Discover Online Savings provides a robust online platform with no minimum deposit to open and a competitive yield. Discover is known for solid customer service and a straightforward process to transfer funds between linked accounts, which helps keep the fund accessible while minimizing friction.

American Express National Bank High Yield Savings is favored by customers who value reliability and strong branding. It offers no minimum balance and a transparent fee structure, with easy transfers and robust customer support. While the rate may vary with market conditions, Amex tends to be a solid option for an emergency fund because of its long standing financial reputation.

How To Build An Emergency Fund

Capital One 360 Performance Savings is another practical choice, often highlighted for easy accessibility via Capital One’s branch network and online platform. It typically features a no minimum balance to open and no monthly fees, which matters when you’re building and growing a fund over time.

A key takeaway is that the best bank for your emergency fund depends on your priorities: ease of use, customer service, network of ATMs, or a slightly higher yield. Rates change, so it pays to compare current APYs and terms before choosing your home for the fund. Also consider having a separate account specifically for emergencies to reduce the temptation to dip into it for everyday expenses; you want a “no excuses” discipline that protects you when life gets tough.

Now that you know where to keep the money, here is how to actually build the fund in a practical, repeatable way. Start with a baseline you can maintain. If you don’t have much room in your budget, begin with a modest automatic transfer of a fixed amount from each paycheck or from a monthly income into your emergency fund. Treat it as a non negotiable expense, just like rent. The simplest and most reliable method is “pay yourself first”: set up an automatic transfer to the emergency fund on payday so the money moves before you see the remainder of your income. Even a small, consistent amount adds up over time.

Next, leverage a two account approach to protect the fund from day to day spending. Maintain your regular checking account for daily needs and recurring bills, and keep the emergency fund in its own savings vehicle.
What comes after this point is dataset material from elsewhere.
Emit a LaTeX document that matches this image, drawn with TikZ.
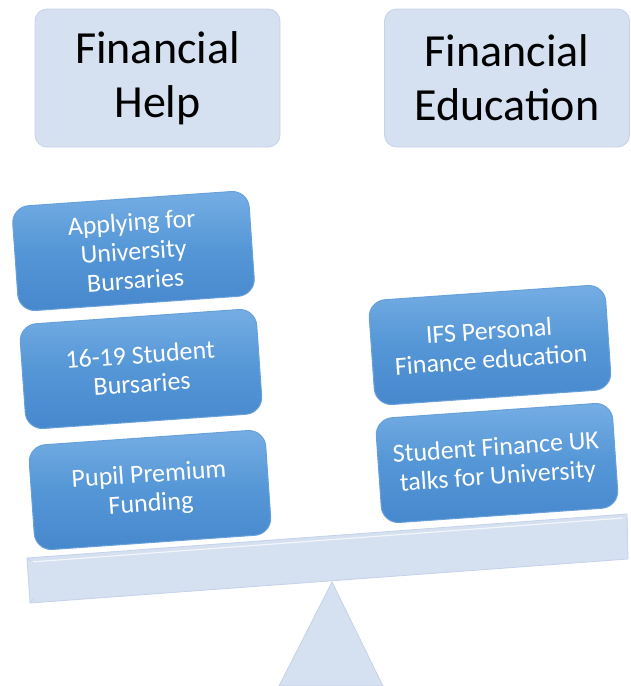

Automated transfers between the accounts can be scheduled to run on a weekly or monthly basis, depending on your income cadence. If your pay schedule is irregular, you can set the transfer to occur at a consistent interval, such as the same day each month.

Slow seed money can come from windfalls or budget savings. When you receive a tax refund, bonus, or a gift, allocate a portion of that windfall to your emergency fund. If you have debt with high interest, you may choose to allocate a portion to debt payoff as well, but try not to neglect the emergency fund entirely. Regularly review your budget to identify recurring spending you can reduce or eliminate, and channel the saved amount into your fund each month.
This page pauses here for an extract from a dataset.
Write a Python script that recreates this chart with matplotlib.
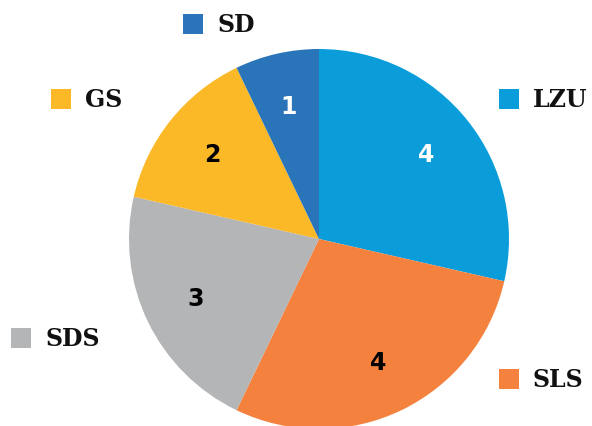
import matplotlib.pyplot as plt

# data
labels = ['LZU', 'SLS', 'SDS', 'GS', 'SD']
values = [4, 4, 3, 2, 1]
colors = ['#0B9DDA', '#F5813F', '#B4B5B7', '#FBB827', '#2A75BA']
value_colors = ['white', 'black', 'black', 'black', 'white']

# legend entries placed around the pie (pixel coords, top-left origin)
legend_pos = {'SD': (193, 25), 'LZU': (509, 100), 'GS': (61, 100),
              'SDS': (21, 339), 'SLS': (509, 380)}

W, H = 592, 427
fig = plt.figure(figsize=(W / 100, H / 100), dpi=100)
ax = fig.add_axes([0, 0, 1, 1])

cx, cy, r = 319, H - 240, 190
wedges, texts, autotexts = ax.pie(
    values, colors=colors, startangle=90, counterclock=False,
    center=(cx, cy), radius=r, frame=True,
    autopct=lambda p: f'{p * sum(values) / 100:.0f}', pctdistance=0.72,
    wedgeprops=dict(linewidth=0))
ax.set_xlim(0, W)
ax.set_ylim(0, H)
ax.set_aspect('equal')
ax.axis('off')

for t, c in zip(autotexts, value_colors):
    t.set_color(c)
    t.set_fontsize(17)
    t.set_fontweight('bold')
    t.set_family('DejaVu Sans')

for lab, col in zip(labels, colors):
    x, y = legend_pos[lab]
    ax.scatter([x], [H - y], marker='s', s=190, color=col, linewidths=0)
    ax.text(x + 24, H - y, lab, fontsize=17, fontweight='bold',
            family='DejaVu Serif', va='center', ha='left', color='#111111')

plt.savefig('out.png', dpi=100)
Track progress against your target with a simple dashboard or a monthly check in. A good habit is to review the fund whenever you adjust your budget. If you reach milestones—such as a starting balance of a thousand dollars or hitting a three months expenses target—acknowledge the achievement and reinforce the habit. If the fund dips due to an emergency, recommit promptly with a revised plan to refill it.

A few practical tips can boost your chances of success. Keep the emergency fund separate from investment accounts to avoid market risk. Choose an account that supports swift transfers to your checking account, not a long lock in or a penalty based product. Prioritize liquidity and safety over aggressive growth. And finally, document a clear goal and a time horizon for your fund so you stay motivated and accountable.
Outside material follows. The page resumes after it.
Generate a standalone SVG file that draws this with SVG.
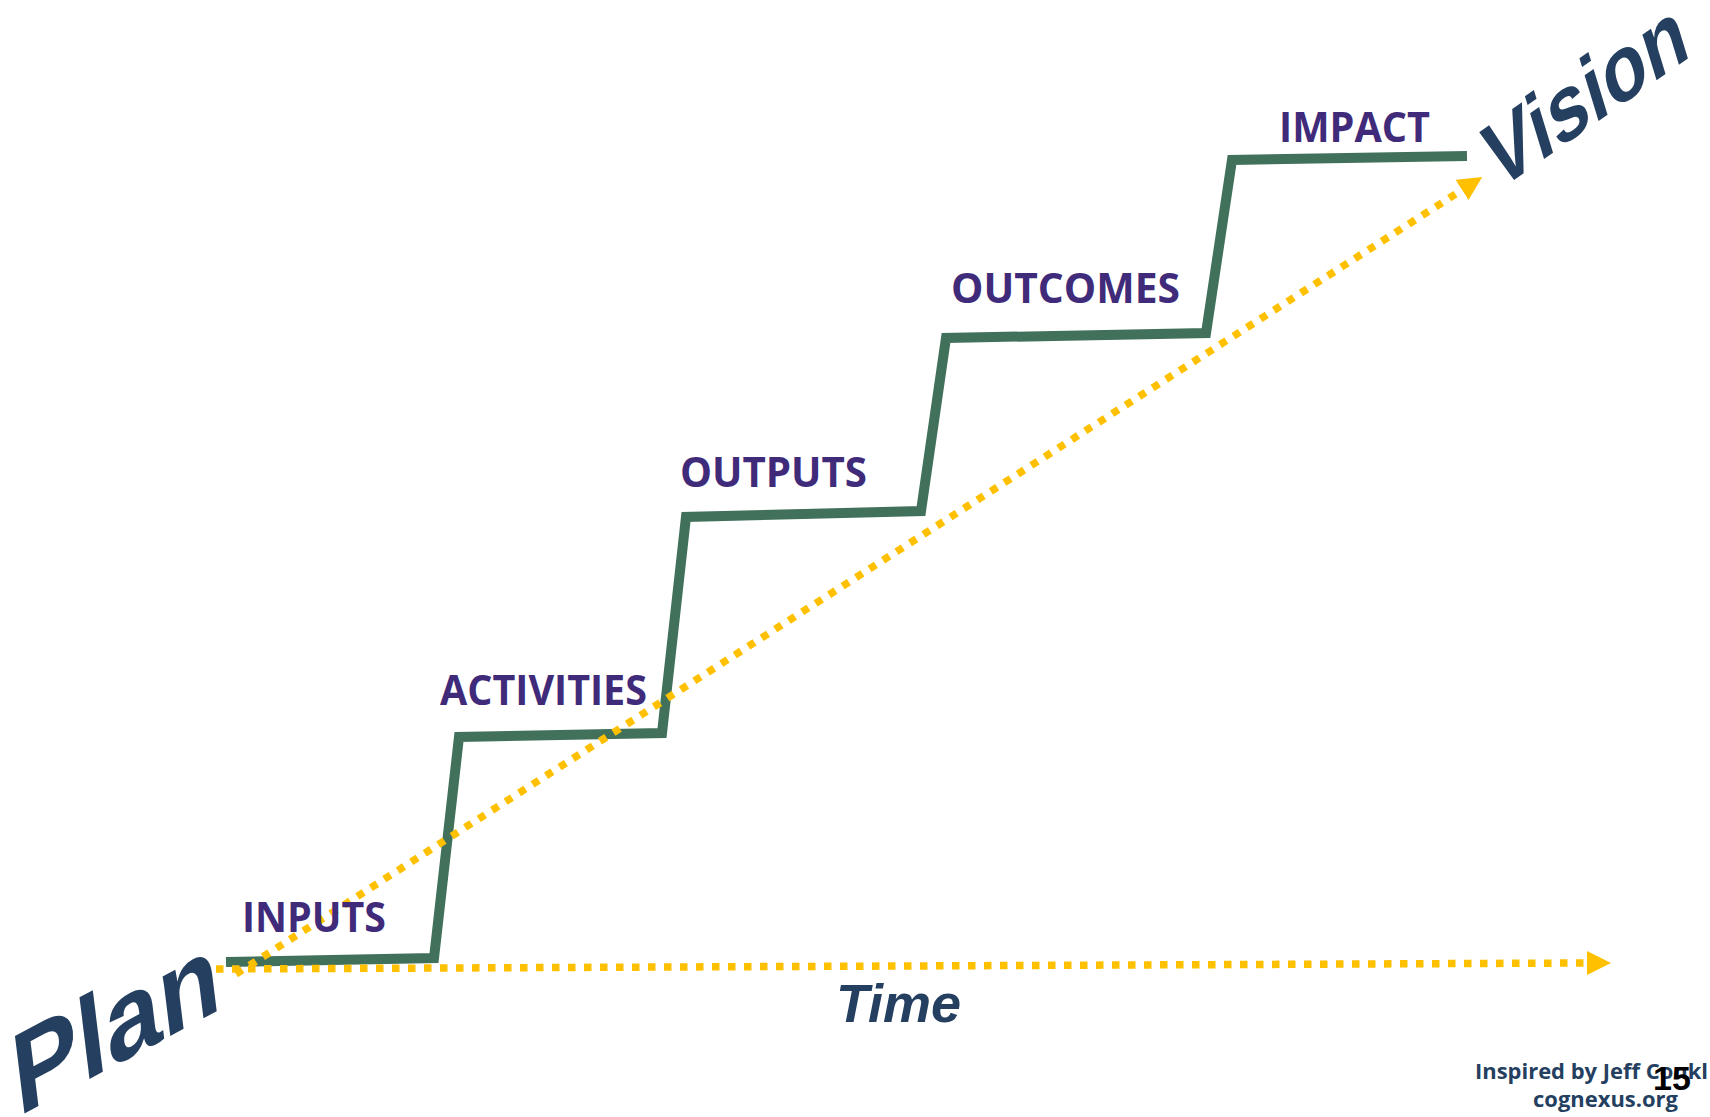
<svg xmlns="http://www.w3.org/2000/svg" width="1710" height="1117" viewBox="0 0 1710 1117">
  <defs>
    <style>
      .step { fill: none; stroke: #41715A; stroke-width: 10; stroke-linejoin: miter; stroke-linecap: butt; }
      .dots { fill: none; stroke: #FFC000; stroke-width: 7.5; stroke-dasharray: 7.5 8.5; stroke-linecap: butt; }
      .label { font-family: "Open Sans", Lato, "Liberation Sans", sans-serif; font-weight: bold; font-size: 41px; fill: #3F2B7A; }
      .big { font-family: "Liberation Sans", Arial, sans-serif; font-weight: bold; fill: #243F60; }
      .credit { font-family: "Open Sans", Lato, "Liberation Sans", sans-serif; font-weight: bold; font-size: 21px; fill: #243F60; }
    </style>
    <marker id="arrow" viewBox="0 0 24 24" refX="0" refY="12" markerWidth="24" markerHeight="24" markerUnits="userSpaceOnUse" orient="auto">
      <path d="M0,0 L24,12 L0,24 Z" fill="#FFC000"/>
    </marker>
  </defs>
  <rect width="1710" height="1117" fill="#FFFFFF"/>

  <!-- staircase -->
  <g id="staircase">
    <polyline class="step" points="226,962 434,958 459,737 662,733 686,517 921,511 946,338 1206,333 1232,160 1467,156"/>
  </g>

  <!-- dotted arrows: time axis and plan-to-vision diagonal -->
  <g id="connectors">
    <line class="dots" x1="216" y1="969" x2="1587" y2="963" marker-end="url(#arrow)"/>
    <line class="dots" x1="236" y1="974" x2="1462" y2="190" marker-end="url(#arrow)"/>
  </g>

  <!-- stage labels -->
  <g id="inputs"><text class="label" x="242" y="932" textLength="144" lengthAdjust="spacingAndGlyphs">INPUTS</text></g>
  <g id="activities"><text class="label" x="440" y="705" textLength="207" lengthAdjust="spacingAndGlyphs">ACTIVITIES</text></g>
  <g id="outputs"><text class="label" x="680" y="487" textLength="187" lengthAdjust="spacingAndGlyphs">OUTPUTS</text></g>
  <g id="outcomes"><text class="label" x="951" y="303" textLength="229" lengthAdjust="spacingAndGlyphs">OUTCOMES</text></g>
  <g id="impact"><text class="label" x="1279" y="142" textLength="151" lengthAdjust="spacingAndGlyphs">IMPACT</text></g>

  <!-- endpoints and axis title -->
  <g id="plan">
    <text class="big" font-size="106" textLength="232" lengthAdjust="spacingAndGlyphs" transform="translate(18,1117) rotate(-28) skewX(-21)">Plan</text>
  </g>
  <g id="vision">
    <text class="big" font-size="86" textLength="238" lengthAdjust="spacingAndGlyphs" transform="translate(1497,192) rotate(-35) skewX(-18)">Vision</text>
  </g>
  <g id="time">
    <text class="big" font-size="54" font-style="italic" x="836" y="1022">Time</text>
  </g>

  <!-- footer -->
  <g id="credit">
    <text class="credit" x="1475" y="1079" textLength="233" lengthAdjust="spacingAndGlyphs">Inspired by Jeff Conkl</text>
    <text class="credit" x="1533" y="1107" textLength="145" lengthAdjust="spacingAndGlyphs">cognexus.org</text>
  </g>
  <g id="page-number">
    <text font-family="'Liberation Sans', Arial, sans-serif" font-weight="bold" font-size="34" fill="#000000" x="1653" y="1090">15</text>
  </g>
</svg>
In the end, an emergency fund is not a luxury; it is a responsible layer of financial resilience. It doesn’t guarantee immunity from every setback, but it can dramatically reduce stress and the need to incur debt when the unexpected happens. Start small if you must, but start now: automate a transfer, protect it in a dedicated account, and build toward a buffer that makes the difference between struggling through a crisis and meeting it with steadier footing. With time, patience, and smart choices, your emergency fund can become a steady shield that supports your broader financial plan.